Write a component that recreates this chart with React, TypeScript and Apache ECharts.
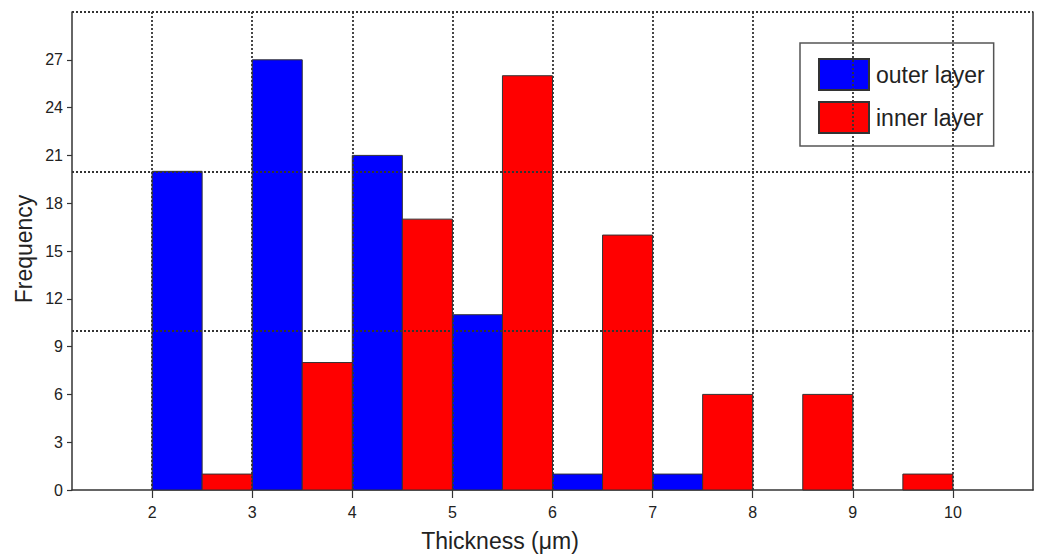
---
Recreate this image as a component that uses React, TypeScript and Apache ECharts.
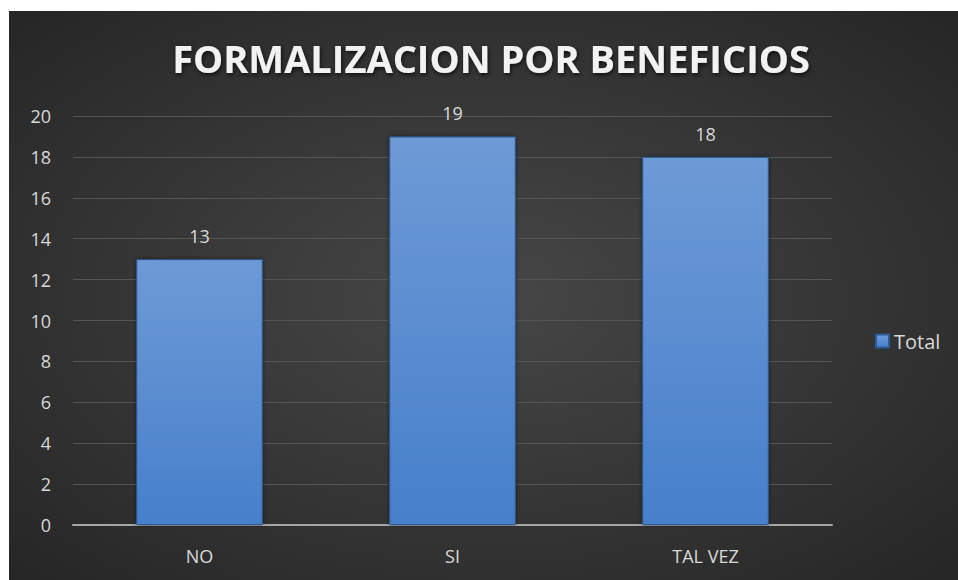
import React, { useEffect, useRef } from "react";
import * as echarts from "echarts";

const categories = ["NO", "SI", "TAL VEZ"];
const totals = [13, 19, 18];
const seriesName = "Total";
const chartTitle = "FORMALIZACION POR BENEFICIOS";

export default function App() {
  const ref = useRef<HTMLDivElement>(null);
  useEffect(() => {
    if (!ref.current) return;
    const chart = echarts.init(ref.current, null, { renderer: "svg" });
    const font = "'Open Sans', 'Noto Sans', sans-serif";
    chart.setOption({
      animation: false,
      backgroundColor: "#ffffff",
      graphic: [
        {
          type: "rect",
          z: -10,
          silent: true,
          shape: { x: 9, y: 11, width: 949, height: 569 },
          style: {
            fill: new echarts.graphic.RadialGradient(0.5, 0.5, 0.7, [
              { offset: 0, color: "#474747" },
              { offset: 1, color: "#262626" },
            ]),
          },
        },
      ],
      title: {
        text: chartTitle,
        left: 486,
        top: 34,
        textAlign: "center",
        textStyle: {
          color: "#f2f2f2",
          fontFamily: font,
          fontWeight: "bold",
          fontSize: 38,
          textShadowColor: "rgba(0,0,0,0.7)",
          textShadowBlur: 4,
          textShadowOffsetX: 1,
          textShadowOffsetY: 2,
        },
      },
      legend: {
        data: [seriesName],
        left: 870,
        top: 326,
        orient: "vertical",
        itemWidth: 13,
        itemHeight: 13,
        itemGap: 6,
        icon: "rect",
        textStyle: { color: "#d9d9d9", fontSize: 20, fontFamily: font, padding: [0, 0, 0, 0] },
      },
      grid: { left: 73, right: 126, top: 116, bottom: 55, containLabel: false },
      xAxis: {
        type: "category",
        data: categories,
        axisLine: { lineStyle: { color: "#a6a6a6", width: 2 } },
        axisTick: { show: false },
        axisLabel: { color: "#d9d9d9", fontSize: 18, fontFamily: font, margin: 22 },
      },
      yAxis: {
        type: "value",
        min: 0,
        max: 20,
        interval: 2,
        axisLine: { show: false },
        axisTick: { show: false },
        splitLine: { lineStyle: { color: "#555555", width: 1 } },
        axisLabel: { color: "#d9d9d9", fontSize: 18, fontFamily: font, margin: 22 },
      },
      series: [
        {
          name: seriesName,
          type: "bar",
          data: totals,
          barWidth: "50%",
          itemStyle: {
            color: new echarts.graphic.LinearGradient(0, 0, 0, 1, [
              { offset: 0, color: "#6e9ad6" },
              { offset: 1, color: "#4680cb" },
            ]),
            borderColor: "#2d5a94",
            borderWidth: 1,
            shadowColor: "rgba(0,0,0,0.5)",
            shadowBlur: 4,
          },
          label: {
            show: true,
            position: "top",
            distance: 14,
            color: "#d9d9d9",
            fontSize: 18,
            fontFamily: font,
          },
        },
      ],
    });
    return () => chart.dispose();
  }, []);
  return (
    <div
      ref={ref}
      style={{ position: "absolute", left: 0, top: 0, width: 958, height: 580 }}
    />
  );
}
...
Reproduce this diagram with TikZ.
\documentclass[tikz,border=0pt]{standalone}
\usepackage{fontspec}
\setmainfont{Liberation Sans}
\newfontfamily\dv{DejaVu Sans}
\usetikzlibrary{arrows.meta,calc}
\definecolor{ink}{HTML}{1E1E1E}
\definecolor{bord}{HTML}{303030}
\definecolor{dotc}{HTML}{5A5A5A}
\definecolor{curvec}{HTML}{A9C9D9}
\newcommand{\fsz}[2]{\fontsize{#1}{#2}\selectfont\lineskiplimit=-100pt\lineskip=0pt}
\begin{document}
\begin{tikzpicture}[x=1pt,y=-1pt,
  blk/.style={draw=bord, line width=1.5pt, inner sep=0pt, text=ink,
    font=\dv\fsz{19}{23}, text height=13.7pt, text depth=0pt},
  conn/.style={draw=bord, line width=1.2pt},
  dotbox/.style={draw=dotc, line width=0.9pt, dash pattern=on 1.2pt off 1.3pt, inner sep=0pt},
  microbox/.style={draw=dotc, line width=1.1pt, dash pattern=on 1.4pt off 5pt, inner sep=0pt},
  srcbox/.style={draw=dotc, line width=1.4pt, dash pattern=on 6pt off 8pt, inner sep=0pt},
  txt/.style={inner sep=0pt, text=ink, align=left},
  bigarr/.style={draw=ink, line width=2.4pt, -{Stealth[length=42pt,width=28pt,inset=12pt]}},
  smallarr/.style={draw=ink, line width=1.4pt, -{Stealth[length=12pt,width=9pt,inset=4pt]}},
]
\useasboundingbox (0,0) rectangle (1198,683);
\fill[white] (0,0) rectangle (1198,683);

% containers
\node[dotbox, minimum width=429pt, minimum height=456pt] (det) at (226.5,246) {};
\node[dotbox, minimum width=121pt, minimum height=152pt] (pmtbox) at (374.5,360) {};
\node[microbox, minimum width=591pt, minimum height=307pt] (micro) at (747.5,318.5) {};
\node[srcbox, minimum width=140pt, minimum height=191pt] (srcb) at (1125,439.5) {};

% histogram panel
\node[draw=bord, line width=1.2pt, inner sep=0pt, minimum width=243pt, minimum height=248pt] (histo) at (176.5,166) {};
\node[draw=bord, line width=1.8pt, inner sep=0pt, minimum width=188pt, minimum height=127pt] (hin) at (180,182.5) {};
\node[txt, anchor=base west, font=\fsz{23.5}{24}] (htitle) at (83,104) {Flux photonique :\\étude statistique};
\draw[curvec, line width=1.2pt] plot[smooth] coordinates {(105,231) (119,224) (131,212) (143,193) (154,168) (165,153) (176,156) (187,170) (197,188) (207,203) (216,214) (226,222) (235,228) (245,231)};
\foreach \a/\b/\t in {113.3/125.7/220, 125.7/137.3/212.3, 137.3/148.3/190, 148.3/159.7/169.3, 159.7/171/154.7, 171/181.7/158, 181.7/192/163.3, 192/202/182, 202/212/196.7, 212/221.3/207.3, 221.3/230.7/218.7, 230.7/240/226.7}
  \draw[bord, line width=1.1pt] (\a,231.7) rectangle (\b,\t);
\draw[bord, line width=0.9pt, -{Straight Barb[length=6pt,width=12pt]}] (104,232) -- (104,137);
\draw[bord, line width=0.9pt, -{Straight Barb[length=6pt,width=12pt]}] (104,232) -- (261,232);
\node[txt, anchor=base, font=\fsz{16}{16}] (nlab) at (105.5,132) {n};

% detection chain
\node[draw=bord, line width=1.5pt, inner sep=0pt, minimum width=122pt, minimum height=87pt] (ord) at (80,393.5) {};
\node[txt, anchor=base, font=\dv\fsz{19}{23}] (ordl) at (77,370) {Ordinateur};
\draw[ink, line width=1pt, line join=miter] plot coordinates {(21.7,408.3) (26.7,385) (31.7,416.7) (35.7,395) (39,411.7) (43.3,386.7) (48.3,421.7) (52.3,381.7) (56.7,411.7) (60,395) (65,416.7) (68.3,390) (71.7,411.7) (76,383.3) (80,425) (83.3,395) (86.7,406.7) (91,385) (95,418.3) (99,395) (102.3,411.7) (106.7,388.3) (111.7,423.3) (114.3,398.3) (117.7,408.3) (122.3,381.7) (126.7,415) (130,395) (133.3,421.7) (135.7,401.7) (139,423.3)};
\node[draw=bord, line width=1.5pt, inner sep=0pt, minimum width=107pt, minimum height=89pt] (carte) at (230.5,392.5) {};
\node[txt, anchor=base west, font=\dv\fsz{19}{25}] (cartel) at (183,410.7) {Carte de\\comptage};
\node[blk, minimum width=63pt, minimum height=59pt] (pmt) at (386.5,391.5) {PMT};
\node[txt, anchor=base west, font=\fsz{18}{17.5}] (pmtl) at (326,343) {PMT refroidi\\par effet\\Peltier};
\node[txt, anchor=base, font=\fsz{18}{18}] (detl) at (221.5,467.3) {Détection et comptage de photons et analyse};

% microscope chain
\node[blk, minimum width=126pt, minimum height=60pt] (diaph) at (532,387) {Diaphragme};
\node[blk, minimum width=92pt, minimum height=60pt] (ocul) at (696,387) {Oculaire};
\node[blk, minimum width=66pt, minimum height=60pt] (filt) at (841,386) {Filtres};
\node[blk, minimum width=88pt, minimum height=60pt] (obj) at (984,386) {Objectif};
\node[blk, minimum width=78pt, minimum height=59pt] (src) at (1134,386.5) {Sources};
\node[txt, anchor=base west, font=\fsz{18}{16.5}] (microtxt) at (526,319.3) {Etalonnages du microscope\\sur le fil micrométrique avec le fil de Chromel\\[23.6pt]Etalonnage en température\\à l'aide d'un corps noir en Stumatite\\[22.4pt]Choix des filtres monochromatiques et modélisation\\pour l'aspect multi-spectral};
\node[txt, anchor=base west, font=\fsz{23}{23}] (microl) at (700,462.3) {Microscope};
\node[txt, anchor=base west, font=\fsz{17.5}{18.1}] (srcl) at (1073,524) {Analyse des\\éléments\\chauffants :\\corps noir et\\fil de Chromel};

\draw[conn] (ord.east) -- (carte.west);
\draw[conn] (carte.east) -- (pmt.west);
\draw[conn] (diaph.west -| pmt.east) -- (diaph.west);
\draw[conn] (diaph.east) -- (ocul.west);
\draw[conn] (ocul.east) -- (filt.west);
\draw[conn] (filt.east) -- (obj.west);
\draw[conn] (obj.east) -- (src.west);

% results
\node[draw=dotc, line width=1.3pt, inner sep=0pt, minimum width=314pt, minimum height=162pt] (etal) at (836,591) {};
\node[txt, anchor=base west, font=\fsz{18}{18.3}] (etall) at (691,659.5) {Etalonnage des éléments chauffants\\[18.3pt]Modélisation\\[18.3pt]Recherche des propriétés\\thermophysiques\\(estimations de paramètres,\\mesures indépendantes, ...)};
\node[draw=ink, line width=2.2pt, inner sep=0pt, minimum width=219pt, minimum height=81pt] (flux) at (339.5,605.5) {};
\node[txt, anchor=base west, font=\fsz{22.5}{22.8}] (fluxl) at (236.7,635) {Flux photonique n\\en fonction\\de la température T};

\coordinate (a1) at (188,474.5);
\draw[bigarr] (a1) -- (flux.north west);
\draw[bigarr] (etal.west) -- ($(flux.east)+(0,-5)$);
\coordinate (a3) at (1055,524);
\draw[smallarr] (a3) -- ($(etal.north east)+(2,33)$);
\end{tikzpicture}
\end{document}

= YOUR OBJECTIVE =
State how many lines of the listing hold the string "this"; reply with the number and nothing else.

= TASK RESPONSE =
3